Dear ALL,
I am trying to replace atypical aminoacid (one letter symbol like U), that is either leucine or isoleucine.
I have a long bacterial protein fasta-file with the single line headers and single line seqs.
I need to produce the modified fasta-file with the replaced atypical aminoacids and an additional file saying where they where situated before the substitution. I have a very strange result - probably I made a mistake in curly brace positions.
I am looking at this file for too long, I've not seen any obvious mistake.
Please, help me to find it! Thank you very much!
Sincerely yours,
Natasha
#!/bin/env perl
use strict;
use warnings;
my $file_name1;
my $file_name2;
my $file_name3;
my $file_name4;
my $line;
my @seq_line;
my @string;
$file_name1 = $ARGV[0];
$file_name2 = $ARGV[1];
$file_name3 = $ARGV[2];
$file_name4 = $ARGV[3];
open(IN1, "<".$file_name2) or die; # fasta-file with lines as headers and protein seqs
open(OUT1, ">".$file_name3) or die; # my file headers and seqpositions of the wrong aa symb
open(OUT2, ">".$file_name4) or die; #modified fasta –file - programs do not like atypical aas.
while(my $line=<IN1>) {
next if $line =~ /^\s$/; # skip empty line
# next if $line =~ /^>/;
# I have to print this line to my output file
if($line =~ /^>/) {
print OUT1 $line;
# print OUT2 $line."\n";
# next;
}
# split the whole seq into the aminoacids.

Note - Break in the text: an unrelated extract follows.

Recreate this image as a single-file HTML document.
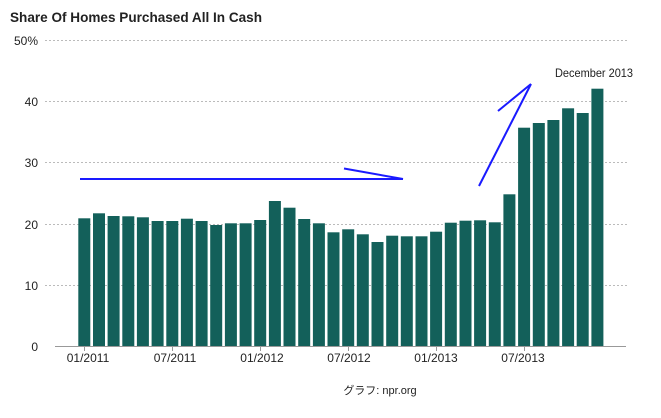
<!DOCTYPE html>
<html><head><meta charset="utf-8"><style>
body{margin:0;background:#fff;width:661px;height:413px;overflow:hidden}
svg text{font-family:"Liberation Sans","Noto Sans CJK JP",sans-serif}
</style></head><body>
<svg width="661" height="413" viewBox="0 0 661 413">
<text x="10" y="22" font-size="14" font-weight="bold" fill="#222" textLength="252" lengthAdjust="spacingAndGlyphs">Share Of Homes Purchased All In Cash</text>
<g stroke="#bbb" stroke-dasharray="2,2" stroke-width="1">
<line x1="45" x2="628" y1="40.5" y2="40.5"/><line x1="45" x2="628" y1="101.5" y2="101.5"/>
<line x1="45" x2="628" y1="162.5" y2="162.5"/><line x1="45" x2="628" y1="224.5" y2="224.5"/>
<line x1="45" x2="628" y1="285.5" y2="285.5"/></g>
<g font-size="12" fill="#222" text-anchor="end">
<text x="38" y="45">50%</text><text x="38" y="106">40</text><text x="38" y="167">30</text>
<text x="38" y="229">20</text><text x="38" y="290">10</text><text x="38" y="351">0</text></g>
<g fill="#13605a" id="bars"></g>
<line x1="55" x2="626" y1="346.5" y2="346.5" stroke="#999"/>
<g stroke="#999"><line x1="84.5" x2="84.5" y1="346" y2="351"/><line x1="172.5" x2="172.5" y1="346" y2="351"/><line x1="260.5" x2="260.5" y1="346" y2="351"/><line x1="348.5" x2="348.5" y1="346" y2="351"/><line x1="436.5" x2="436.5" y1="346" y2="351"/><line x1="524.5" x2="524.5" y1="346" y2="351"/></g>
<g font-size="12" fill="#222" text-anchor="middle">
<text x="88" y="362">01/2011</text><text x="175" y="362">07/2011</text><text x="262" y="362">01/2012</text>
<text x="349" y="362">07/2012</text><text x="436" y="362">01/2013</text><text x="523" y="362">07/2013</text></g>
<text x="555" y="77" font-size="12" fill="#222" textLength="78" lengthAdjust="spacingAndGlyphs">December 2013</text>
<g stroke="#1a1aff" stroke-width="2" fill="none">
<line x1="80" y1="179" x2="403" y2="179"/><line x1="344" y1="168.5" x2="403" y2="179"/>
<line x1="479" y1="186" x2="531" y2="84"/><line x1="498" y1="111" x2="531" y2="84"/></g>
<text x="380" y="394" font-size="11" fill="#222" text-anchor="middle">グラフ: npr.org</text>
</svg>
<script>
var tops=[218.3,213.3,216,216.3,217.3,221,221,218.7,221,225,223.3,223.3,220,201,207.7,219,223.3,232.3,229.3,234.3,242,235.7,236.3,236.3,231.7,222.7,220.7,220.3,222.3,194.3,127.7,123,120,108.3,113,88.7];
var g=document.getElementById('bars'),s='';
tops.forEach(function(t,i){var x=78.3+i*14.66;g.innerHTML+='';s+='<rect x="'+x.toFixed(1)+'" y="'+t+'" width="12" height="'+(346-t).toFixed(1)+'"/>';});
g.innerHTML=s;
</script>
</body></html>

No new-line symbol
my @seq_line = split(//, $line);
for(my $i=0; $i< scalar(@seq_line); $i++) {
if ($seq_line[$i] eq "U") {
$line=~s/U/L/;
print OUT1 "position".$i." .atypical.protsymbol"."_".$file_name3."\n";
}
elsif ($seq_line[$i] eq "u"){
$line=~s/u/l/;
print OUT1 "position ".$i." .atypical.protsymbol"."_".$file_name3."\n";
}
}
print OUT2 $line."\n";
}
next;
}
close(IN1);
close(OUT1);
close(OUT2);
Thank you very much, I will try. The position is the main point - I won't be able to find the particular L without it. And it will give me a respective header, am I right?